Task directions =>
Where a line below holds the string "this", copy that line.
··· Listed entries
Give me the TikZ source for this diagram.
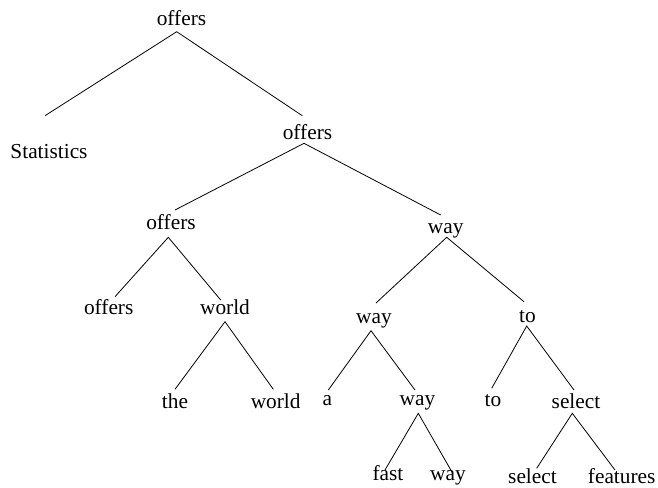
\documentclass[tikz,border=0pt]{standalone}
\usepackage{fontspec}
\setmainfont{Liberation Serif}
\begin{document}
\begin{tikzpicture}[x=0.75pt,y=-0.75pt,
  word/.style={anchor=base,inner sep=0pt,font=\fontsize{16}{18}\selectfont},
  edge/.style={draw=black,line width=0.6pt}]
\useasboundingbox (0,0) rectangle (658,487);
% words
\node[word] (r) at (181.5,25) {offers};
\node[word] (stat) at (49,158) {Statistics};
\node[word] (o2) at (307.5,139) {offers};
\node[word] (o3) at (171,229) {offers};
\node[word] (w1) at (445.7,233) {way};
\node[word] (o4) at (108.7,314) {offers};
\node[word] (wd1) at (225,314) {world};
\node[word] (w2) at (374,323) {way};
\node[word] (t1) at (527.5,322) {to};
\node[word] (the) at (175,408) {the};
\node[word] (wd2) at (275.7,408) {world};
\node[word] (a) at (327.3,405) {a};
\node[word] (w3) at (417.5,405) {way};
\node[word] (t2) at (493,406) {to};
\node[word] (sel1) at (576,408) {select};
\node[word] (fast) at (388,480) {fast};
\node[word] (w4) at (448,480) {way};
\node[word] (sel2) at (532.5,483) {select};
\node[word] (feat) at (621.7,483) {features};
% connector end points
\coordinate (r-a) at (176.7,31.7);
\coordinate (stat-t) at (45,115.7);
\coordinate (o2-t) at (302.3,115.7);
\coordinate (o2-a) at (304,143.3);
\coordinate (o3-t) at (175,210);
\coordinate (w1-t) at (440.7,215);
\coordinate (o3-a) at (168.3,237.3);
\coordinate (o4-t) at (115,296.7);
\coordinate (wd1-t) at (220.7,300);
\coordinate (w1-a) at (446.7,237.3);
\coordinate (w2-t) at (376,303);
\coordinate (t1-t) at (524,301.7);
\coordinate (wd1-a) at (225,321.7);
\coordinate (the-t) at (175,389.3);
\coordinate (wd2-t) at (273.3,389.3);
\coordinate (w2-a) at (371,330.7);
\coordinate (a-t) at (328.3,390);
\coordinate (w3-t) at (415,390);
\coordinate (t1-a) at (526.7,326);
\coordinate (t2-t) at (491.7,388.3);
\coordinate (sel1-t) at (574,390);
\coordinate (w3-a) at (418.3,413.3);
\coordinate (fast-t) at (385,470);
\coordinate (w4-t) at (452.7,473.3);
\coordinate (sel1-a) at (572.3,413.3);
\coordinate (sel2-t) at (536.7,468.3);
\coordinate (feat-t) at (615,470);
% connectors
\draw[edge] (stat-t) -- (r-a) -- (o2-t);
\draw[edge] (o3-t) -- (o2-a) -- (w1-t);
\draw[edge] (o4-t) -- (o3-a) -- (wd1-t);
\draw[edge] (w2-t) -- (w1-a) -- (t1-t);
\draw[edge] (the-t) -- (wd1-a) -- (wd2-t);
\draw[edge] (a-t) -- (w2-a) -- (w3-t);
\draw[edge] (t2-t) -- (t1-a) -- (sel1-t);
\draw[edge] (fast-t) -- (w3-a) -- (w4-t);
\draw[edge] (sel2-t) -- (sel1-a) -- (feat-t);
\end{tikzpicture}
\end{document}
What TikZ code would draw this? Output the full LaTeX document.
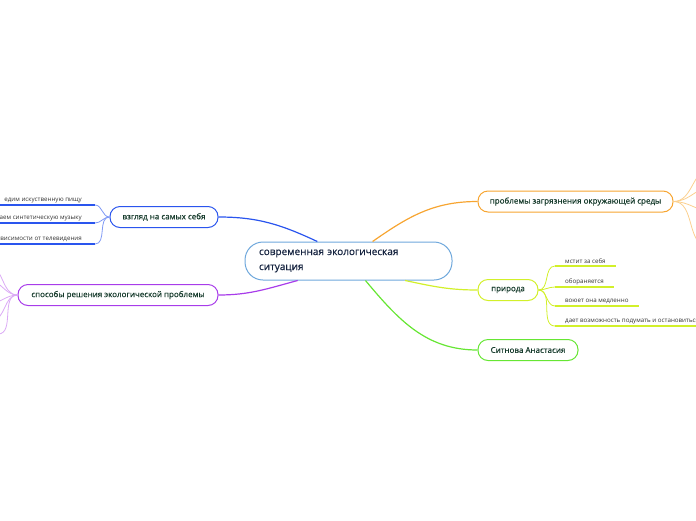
······
Response below =>
Give me the TikZ source for this diagram.
What TikZ code would draw this? Output the full LaTeX document.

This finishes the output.